China's legislature passed a resolution Wednesday signaling its interest in "actively dealing with climate change" by considering new laws and strengthening controls over greenhouse emissions.
The resolution, endorsed at the end of a four-day session by the Standing Committee of the National People's Congress, will help "accelerate" the country's attempts to tackle global warming, the official Xinhua News Agency reported. However, the legislation does not break new ground from China's previous statements on climate change.
China has sought to stake out its position ahead of a major climate change conference in Copenhagen, Denmark at the end of the year at which nations will seek to create a global framework for curbing the greenhouse gases that are causing climate change.
Recently surpassing the United States, China has become the largest emitter of greenhouse gases worldwide. The two nations account for 40 percent of the world's total.
China has not set a cap on its emissions, arguing that developed countries _ which are responsible for the bulk of the historic buildup in greenhouse gases _ should do so first.

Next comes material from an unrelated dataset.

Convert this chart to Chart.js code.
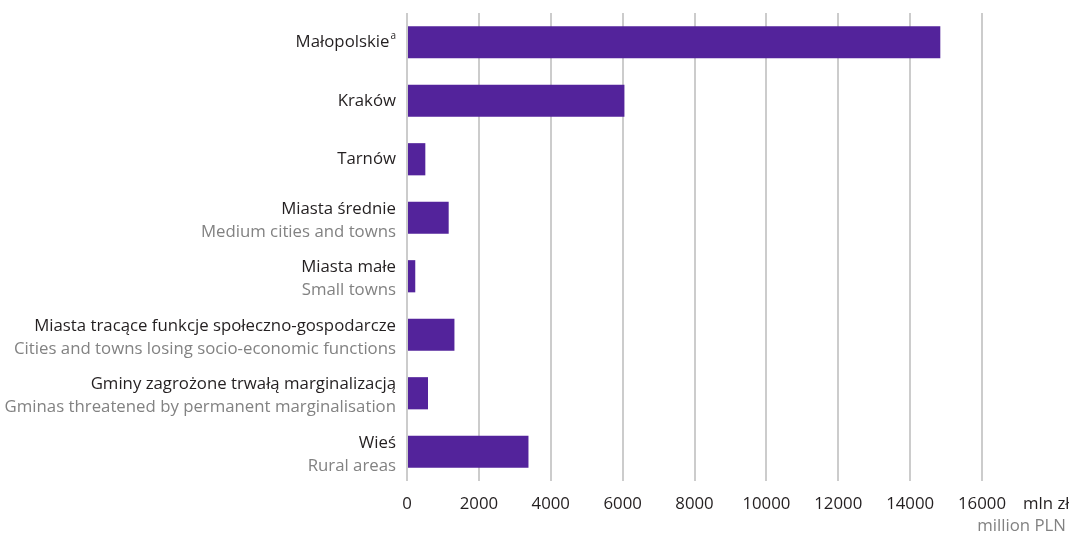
<!DOCTYPE html>
<html>
<head>
<meta charset="utf-8">
<script src="https://cdn.jsdelivr.net/npm/chart.js@4.4.1/dist/chart.umd.min.js"></script>
<style>
  html, body { margin: 0; padding: 0; background: #fff; }
  #wrap { width: 1069px; height: 536px; position: relative; }
</style>
</head>
<body>
<div id="wrap"><canvas id="chart"></canvas></div>
<script>
// Regional values, mln zł
const labelsPl = [
  'Małopolskie', 'Kraków', 'Tarnów', 'Miasta średnie', 'Miasta małe',
  'Miasta tracące funkcje społeczno-gospodarcze',
  'Gminy zagrożone trwałą marginalizacją', 'Wieś'
];
const labelsEn = [
  '', '', '', 'Medium cities and towns', 'Small towns',
  'Cities and towns losing socio-economic functions',
  'Gminas threatened by permanent marginalisation', 'Rural areas'
];
const superscripts = ['a', '', '', '', '', '', '', ''];
const values = [14840, 6050, 510, 1160, 230, 1320, 585, 3380];
const xTicks = [0, 2000, 4000, 6000, 8000, 10000, 12000, 14000, 16000];
const unitPl = 'mln zł';
const unitEn = 'million PLN';

const FONT = '"Open Sans", sans-serif';
const SIZE = 16.8;
const DARK = '#231f20';
const GREY = '#828282';

// ── Two-colour category labels + unit label ──
const labelPlugin = {
  id: 'labels2',
  afterDraw(chart) {
    const ctx = chart.ctx;
    const y = chart.scales.y;
    const area = chart.chartArea;
    const right = area.left - 11;
    ctx.save();
    ctx.textBaseline = 'middle';
    labelsPl.forEach((pl, i) => {
      const c = y.getPixelForValue(i);
      const two = labelsEn[i] !== '';
      const y1 = two ? c - 9 : c;
      let r = right;
      if (superscripts[i]) {
        ctx.font = '10px ' + FONT;
        ctx.fillStyle = DARK;
        ctx.textAlign = 'right';
        ctx.fillText(superscripts[i], r, y1 - 6);
        r -= ctx.measureText(superscripts[i]).width + 1;
      }
      ctx.font = SIZE + 'px ' + FONT;
      ctx.textAlign = 'right';
      ctx.fillStyle = DARK;
      ctx.fillText(pl, r, y1);
      if (two) {
        ctx.fillStyle = GREY;
        ctx.fillText(labelsEn[i], right, c + 14);
      }
    });
    // unit label
    ctx.font = SIZE + 'px ' + FONT;
    ctx.textAlign = 'left';
    ctx.fillStyle = DARK;
    ctx.fillText(unitPl, area.right + 41, 504);
    ctx.textAlign = 'right';
    ctx.fillStyle = GREY;
    ctx.fillText(unitEn, 1066, 526);
    ctx.restore();
  }
};

new Chart(document.getElementById('chart'), {
  type: 'bar',
  data: {
    labels: labelsPl,
    datasets: [{
      data: values,
      backgroundColor: '#53239b',
      borderWidth: 0,
      barPercentage: 0.55,
      categoryPercentage: 1
    }]
  },
  options: {
    indexAxis: 'y',
    responsive: true,
    maintainAspectRatio: false,
    animation: false,
    devicePixelRatio: 1,
    layout: { padding: { left: 0, right: 87, top: 13, bottom: 0 } },
    plugins: { legend: { display: false }, tooltip: { enabled: false } },
    scales: {
      x: {
        min: 0, max: 16000,
        afterBuildTicks: axis => { axis.ticks = xTicks.map(v => ({ value: v })); },
        afterFit: axis => { axis.height = 55; },
        grid: { color: '#cccccc', lineWidth: 2, drawTicks: false },
        border: { display: false },
        ticks: {
          color: DARK, font: { family: FONT, size: SIZE }, padding: 13, maxRotation: 0,
          callback: v => String(v)
        }
      },
      y: {
        afterFit: axis => { axis.width = 407; },
        grid: { display: false },
        border: { display: false },
        ticks: { display: false }
      }
    }
  },
  plugins: [labelPlugin]
});
</script>
</body>
</html>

The resolution said China will play an active role in international conferences and negotiations on climate change. At the same time, it repeated China's long-standing position that it will firmly "maintain the right to development" as a developing country, and opposes "any form of trade protectionism disguised as tackling climate change."
It also laid out China's position that developed nations should "take the lead" in setting clear targets in reducing carbon dioxide emissions and help developing countries with funds and technology transfers.
At the same time, China must commit to energy saving and emissions reductions by promoting energy-efficient technology and products while focusing on clean and renewable energy.
Efforts will be made to improve laws on environmental protection and climate change, and at the same time, strengthen supervision of enforcement of these laws to better deal with global warming.
The legislation follows an earlier report this month by several Chinese government bodies and academics that said China should "as soon as possible research and draft targets for relative and absolute caps in the total volume of carbon dioxide emissions" in order to reduce greenhouse gases by 2030.
The nearly 900-page "2050 China Energy and C02 Emissions Report" said that China's gross domestic product may exceed America's by that time, and its emissions of greenhouse gases will make up 20 to 25 percent of the world's total emissions.
If China implements cuts on the absolute amount of its emissions, then emissions of carbon dioxide will start to slow by 2020 and peak by 2030, the report said.